French real estate lenders anticipate offering loans with tighter loan-to-value requirements, higher margins and provisions for borrowers with sustainability business plans, amid concerns about the impact of rising rates on valuations, according to a survey.
The majority of lenders that took part in the survey for property consultant CBRE, the first lender intentions survey of French debt providers conducted by the firm, found respondents expect a moderate to significant increase in margins on loans for core assets.
For those financing core real estate, 38 percent expect margins to increase by between 10 and 20 basis points, and 29 percent expect over 20 basis points. In addition, 71 percent of lenders are requiring full coverage of interest rate risk via caps or swaps.
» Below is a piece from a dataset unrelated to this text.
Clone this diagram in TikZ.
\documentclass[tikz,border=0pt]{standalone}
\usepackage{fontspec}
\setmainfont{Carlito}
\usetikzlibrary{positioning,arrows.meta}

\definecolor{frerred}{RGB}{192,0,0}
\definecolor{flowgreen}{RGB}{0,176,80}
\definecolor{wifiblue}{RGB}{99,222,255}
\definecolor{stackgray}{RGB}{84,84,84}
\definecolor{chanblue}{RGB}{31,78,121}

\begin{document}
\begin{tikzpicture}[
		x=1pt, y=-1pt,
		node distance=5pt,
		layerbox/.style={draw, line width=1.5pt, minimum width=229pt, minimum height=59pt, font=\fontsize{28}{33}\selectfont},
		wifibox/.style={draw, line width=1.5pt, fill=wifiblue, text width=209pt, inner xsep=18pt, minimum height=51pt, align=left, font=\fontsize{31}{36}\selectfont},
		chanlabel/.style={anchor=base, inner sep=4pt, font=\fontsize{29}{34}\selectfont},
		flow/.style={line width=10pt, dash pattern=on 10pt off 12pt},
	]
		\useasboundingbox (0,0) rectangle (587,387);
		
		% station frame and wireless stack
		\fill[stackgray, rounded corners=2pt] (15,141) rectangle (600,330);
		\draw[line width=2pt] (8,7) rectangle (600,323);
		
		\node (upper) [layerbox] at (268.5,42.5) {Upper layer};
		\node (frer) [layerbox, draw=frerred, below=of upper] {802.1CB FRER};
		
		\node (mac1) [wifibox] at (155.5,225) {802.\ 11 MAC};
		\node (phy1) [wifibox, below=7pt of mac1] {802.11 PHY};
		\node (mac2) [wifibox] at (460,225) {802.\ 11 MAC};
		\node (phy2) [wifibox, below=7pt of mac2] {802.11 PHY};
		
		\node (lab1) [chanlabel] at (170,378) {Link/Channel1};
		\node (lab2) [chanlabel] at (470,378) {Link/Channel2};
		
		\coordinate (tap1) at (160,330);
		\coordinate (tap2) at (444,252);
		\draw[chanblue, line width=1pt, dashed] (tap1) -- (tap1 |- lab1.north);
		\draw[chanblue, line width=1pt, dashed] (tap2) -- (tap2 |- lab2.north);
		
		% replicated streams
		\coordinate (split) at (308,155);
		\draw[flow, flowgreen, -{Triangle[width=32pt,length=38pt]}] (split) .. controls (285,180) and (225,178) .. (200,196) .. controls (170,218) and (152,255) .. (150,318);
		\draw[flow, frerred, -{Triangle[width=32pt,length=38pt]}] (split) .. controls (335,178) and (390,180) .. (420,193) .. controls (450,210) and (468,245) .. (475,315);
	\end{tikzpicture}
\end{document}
The survey – of 77 debt providers active in France, conducted between March and May 2023 – reflects concerns over rising interest rates, the fear of recession and uncertainty about real estate valuations, CBRE said.
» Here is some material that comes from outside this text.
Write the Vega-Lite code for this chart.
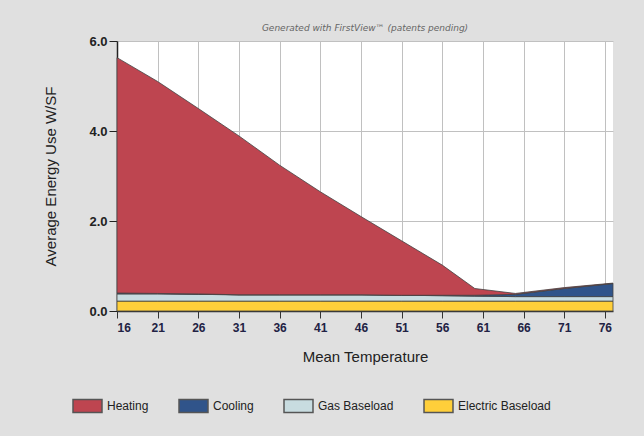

However, 92 percent reported they would consider green criteria in their credit decision-making in 2023, despite the turbulent backdrop.
Shifting cap rates
In total, 87 percent of respondents cited a likely shift in cap rates as being the major challenge for 2023. As a result, when asked about financing terms for core property, 42 percent said they anticipated a decrease of between 5 and 15 percent in the LTV they will offer to borrowers.
Asked about lending terms more broadly, 78 percent said they planned to be stricter on requirements towards borrowers during the underwriting process.
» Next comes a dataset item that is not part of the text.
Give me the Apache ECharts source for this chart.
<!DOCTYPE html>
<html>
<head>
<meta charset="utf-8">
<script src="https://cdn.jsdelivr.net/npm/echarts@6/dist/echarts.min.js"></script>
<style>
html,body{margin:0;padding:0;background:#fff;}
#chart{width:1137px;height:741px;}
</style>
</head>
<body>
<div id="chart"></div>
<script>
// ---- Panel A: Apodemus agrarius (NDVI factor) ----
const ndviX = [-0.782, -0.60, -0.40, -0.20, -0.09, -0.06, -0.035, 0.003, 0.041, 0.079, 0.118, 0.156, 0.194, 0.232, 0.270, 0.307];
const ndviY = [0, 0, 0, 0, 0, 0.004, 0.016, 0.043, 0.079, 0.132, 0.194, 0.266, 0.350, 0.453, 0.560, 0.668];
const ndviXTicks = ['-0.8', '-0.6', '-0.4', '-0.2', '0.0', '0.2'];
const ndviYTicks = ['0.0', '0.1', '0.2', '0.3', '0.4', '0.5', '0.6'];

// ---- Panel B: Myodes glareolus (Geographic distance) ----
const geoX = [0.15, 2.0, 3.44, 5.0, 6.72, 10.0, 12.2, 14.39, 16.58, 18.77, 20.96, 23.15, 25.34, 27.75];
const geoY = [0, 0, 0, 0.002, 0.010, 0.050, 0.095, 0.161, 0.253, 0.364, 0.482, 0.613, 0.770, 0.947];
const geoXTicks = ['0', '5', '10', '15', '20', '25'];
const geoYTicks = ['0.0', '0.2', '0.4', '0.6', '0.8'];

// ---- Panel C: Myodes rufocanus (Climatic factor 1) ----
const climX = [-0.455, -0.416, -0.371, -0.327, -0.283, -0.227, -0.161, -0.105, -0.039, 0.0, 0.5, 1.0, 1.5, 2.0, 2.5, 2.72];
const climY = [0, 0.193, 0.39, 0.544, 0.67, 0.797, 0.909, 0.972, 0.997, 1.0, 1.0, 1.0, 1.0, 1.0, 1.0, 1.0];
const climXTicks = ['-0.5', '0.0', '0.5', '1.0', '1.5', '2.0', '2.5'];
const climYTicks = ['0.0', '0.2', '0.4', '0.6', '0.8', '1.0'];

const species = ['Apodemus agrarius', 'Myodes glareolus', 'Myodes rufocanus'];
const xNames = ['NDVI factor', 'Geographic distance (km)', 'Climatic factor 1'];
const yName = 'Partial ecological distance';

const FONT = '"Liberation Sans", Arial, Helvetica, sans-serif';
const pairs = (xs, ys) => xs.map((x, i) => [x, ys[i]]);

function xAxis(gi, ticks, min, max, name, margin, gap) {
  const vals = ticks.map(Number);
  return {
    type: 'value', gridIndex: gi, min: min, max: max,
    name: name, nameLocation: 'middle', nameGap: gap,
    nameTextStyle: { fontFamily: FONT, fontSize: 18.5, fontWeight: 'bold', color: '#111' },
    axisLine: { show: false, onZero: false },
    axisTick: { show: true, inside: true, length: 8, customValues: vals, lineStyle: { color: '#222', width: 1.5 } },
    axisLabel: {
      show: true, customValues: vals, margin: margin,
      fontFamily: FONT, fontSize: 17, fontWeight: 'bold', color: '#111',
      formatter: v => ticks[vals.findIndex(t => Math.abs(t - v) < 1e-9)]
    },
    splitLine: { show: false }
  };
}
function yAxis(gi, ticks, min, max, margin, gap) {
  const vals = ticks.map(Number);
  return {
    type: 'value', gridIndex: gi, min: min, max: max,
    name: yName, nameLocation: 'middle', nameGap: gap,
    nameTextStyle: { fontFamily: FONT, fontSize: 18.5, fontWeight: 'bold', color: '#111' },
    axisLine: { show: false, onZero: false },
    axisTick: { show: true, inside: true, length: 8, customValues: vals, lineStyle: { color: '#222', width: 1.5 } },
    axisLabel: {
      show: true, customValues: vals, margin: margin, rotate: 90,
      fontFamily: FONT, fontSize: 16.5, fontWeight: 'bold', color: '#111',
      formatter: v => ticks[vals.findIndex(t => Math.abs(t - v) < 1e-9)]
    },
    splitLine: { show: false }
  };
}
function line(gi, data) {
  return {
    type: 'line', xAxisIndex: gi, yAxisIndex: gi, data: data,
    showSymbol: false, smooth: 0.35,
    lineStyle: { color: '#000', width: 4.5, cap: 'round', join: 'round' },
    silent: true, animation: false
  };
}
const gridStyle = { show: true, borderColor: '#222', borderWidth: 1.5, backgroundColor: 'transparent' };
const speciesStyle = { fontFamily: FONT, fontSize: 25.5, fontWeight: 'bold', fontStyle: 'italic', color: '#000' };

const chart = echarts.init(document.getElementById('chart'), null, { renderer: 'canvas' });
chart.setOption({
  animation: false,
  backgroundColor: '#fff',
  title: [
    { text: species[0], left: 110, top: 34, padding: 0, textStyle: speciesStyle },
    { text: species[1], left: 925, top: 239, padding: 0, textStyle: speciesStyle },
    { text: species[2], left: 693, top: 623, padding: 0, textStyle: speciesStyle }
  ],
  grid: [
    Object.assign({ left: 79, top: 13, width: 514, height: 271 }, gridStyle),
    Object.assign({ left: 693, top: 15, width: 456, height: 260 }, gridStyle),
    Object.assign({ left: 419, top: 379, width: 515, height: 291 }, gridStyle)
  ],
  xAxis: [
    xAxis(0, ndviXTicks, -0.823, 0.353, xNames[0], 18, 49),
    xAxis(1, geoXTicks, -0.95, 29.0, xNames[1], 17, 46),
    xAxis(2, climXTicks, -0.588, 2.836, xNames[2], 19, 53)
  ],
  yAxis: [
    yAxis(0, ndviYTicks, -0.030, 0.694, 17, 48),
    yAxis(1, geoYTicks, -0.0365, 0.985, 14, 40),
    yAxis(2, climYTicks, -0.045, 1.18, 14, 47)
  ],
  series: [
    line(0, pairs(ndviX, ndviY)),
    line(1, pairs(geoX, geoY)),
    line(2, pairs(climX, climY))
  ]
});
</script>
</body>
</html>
“While we should not expect a credit crunch in 2023, credit will be become scarcer, more expensive and lenders will become more demanding,” Fabrice Rimlinger, senior director of debt and structured finance at CBRE, and the report’s co-author, told Real Estate Capital Europe.
Larger lenders were most pessimistic in their expectations around lending volumes. In total, 89 percent of firms with an annual origination of over €1 billion expected a decrease in issuance in 2023 versus 2022; 67 percent of firms with origination of between €500 million and €1 billion also said they anticipated a reduction in lending.
ESG roadmaps
But CBRE reported lenders had “not abandoned their ESG [environmental, social and governance] roadmaps”, with a third saying borrowers meeting these standards could receive a higher LTV as a result. “This is because assets theoretically have a better risk profile – especially in terms of occupancy – and could therefore justify less stringent covenants from the lender,” said Rimlinger.
In addition, 49 percent stated they are open to a step down in margins over the loan term when financing real estate assets that adhere to their ESG criteria. Furthermore, 55 percent said they expected to move in this direction in the next 12 months.
Important criteria for lenders, the survey showed, was energy management and consumption and a reduction in carbon emissions. Lenders also gave credence to certifications such as BREEAM, HQE and LEED, which rate and assess the sustainability of real estate.